====== DATA LISTING ======

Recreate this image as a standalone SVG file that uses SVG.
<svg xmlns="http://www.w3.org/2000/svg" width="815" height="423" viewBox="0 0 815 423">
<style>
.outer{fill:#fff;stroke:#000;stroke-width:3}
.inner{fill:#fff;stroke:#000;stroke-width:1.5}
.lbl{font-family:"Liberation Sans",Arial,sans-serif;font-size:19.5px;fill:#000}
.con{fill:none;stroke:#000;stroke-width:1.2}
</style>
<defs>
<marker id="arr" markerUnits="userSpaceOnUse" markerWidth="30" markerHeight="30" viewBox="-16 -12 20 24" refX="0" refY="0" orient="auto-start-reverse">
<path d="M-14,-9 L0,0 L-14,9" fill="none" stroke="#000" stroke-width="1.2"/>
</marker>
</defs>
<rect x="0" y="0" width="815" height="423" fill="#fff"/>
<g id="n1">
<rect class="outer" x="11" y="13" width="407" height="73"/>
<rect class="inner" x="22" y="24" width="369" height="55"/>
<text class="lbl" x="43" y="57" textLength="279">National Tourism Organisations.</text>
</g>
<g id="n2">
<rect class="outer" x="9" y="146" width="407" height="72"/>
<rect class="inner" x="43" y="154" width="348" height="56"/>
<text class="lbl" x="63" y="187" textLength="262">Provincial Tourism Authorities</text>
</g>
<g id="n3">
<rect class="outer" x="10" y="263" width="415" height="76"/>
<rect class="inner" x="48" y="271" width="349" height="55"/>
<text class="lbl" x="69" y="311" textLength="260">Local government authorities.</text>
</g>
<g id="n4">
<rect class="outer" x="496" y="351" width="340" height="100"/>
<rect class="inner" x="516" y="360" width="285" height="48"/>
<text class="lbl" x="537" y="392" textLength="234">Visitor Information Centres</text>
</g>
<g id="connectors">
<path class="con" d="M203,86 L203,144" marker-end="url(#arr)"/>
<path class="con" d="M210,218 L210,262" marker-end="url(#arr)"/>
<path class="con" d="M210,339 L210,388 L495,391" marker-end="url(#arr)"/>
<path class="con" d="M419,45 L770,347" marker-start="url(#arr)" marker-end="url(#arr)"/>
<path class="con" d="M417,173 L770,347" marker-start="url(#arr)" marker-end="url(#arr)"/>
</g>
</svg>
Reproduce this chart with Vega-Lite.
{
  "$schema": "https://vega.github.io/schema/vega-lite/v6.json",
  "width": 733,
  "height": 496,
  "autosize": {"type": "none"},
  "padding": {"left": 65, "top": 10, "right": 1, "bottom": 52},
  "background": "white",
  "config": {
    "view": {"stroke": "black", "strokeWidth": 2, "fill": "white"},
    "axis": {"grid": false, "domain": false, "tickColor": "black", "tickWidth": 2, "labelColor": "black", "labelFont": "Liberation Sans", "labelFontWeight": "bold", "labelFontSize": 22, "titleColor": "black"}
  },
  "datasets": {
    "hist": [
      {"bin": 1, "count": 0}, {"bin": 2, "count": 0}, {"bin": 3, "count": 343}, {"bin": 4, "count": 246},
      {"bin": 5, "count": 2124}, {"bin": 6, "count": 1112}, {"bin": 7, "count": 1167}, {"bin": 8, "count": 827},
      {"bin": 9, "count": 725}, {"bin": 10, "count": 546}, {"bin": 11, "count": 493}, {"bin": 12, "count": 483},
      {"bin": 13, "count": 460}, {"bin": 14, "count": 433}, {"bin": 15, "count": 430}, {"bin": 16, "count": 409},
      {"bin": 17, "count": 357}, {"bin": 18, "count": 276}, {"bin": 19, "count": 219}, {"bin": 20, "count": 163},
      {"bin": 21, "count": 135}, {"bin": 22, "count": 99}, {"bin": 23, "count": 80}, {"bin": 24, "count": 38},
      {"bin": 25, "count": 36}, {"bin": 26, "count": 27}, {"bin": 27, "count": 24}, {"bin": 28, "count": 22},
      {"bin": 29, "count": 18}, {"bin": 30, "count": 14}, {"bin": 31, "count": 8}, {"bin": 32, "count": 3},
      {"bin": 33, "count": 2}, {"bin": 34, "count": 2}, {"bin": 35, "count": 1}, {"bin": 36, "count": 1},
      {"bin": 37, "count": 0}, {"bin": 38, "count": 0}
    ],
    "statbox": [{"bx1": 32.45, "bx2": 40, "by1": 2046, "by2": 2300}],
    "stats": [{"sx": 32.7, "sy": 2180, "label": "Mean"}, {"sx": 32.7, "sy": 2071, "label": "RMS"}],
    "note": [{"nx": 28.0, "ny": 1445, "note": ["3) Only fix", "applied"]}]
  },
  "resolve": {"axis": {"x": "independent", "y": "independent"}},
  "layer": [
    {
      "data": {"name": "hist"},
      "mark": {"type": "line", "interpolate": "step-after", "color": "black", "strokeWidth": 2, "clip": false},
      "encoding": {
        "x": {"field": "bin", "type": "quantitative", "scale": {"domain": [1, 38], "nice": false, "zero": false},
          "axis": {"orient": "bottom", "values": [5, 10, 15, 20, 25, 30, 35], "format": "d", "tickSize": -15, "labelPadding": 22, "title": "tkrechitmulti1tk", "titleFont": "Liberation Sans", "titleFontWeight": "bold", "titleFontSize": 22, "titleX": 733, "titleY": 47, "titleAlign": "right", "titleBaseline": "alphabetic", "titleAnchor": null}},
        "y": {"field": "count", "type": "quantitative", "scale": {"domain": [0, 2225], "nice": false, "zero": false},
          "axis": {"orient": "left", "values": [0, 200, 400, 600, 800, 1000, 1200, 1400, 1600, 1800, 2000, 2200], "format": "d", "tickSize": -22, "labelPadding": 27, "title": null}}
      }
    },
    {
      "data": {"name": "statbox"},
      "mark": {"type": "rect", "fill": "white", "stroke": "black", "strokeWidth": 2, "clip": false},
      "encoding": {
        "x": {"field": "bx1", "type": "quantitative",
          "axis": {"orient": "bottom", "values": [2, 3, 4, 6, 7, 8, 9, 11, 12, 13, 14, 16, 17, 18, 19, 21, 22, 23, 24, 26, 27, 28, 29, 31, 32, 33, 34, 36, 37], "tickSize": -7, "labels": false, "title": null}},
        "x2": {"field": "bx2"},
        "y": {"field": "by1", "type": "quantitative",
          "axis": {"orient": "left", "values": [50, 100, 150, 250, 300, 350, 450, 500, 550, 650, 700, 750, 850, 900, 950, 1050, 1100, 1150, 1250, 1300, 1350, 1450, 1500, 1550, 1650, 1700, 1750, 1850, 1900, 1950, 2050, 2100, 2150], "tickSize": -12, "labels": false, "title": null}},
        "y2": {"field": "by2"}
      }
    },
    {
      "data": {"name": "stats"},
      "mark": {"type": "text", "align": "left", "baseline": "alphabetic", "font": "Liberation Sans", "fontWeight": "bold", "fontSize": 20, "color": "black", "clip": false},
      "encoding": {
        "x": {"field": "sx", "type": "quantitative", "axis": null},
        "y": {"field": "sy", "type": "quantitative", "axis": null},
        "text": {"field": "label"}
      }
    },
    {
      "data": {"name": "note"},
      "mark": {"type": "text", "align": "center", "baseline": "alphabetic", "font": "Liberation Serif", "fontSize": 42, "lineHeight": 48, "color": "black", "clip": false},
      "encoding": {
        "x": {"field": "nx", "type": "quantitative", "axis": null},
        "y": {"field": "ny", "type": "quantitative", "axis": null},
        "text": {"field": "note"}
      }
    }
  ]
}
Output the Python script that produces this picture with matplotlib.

======

* **DIRECTIVE**
Establish how many lines of the material above hold the word "this". Nothing but the count should be returned.

* **WRITTEN ANSWER**
3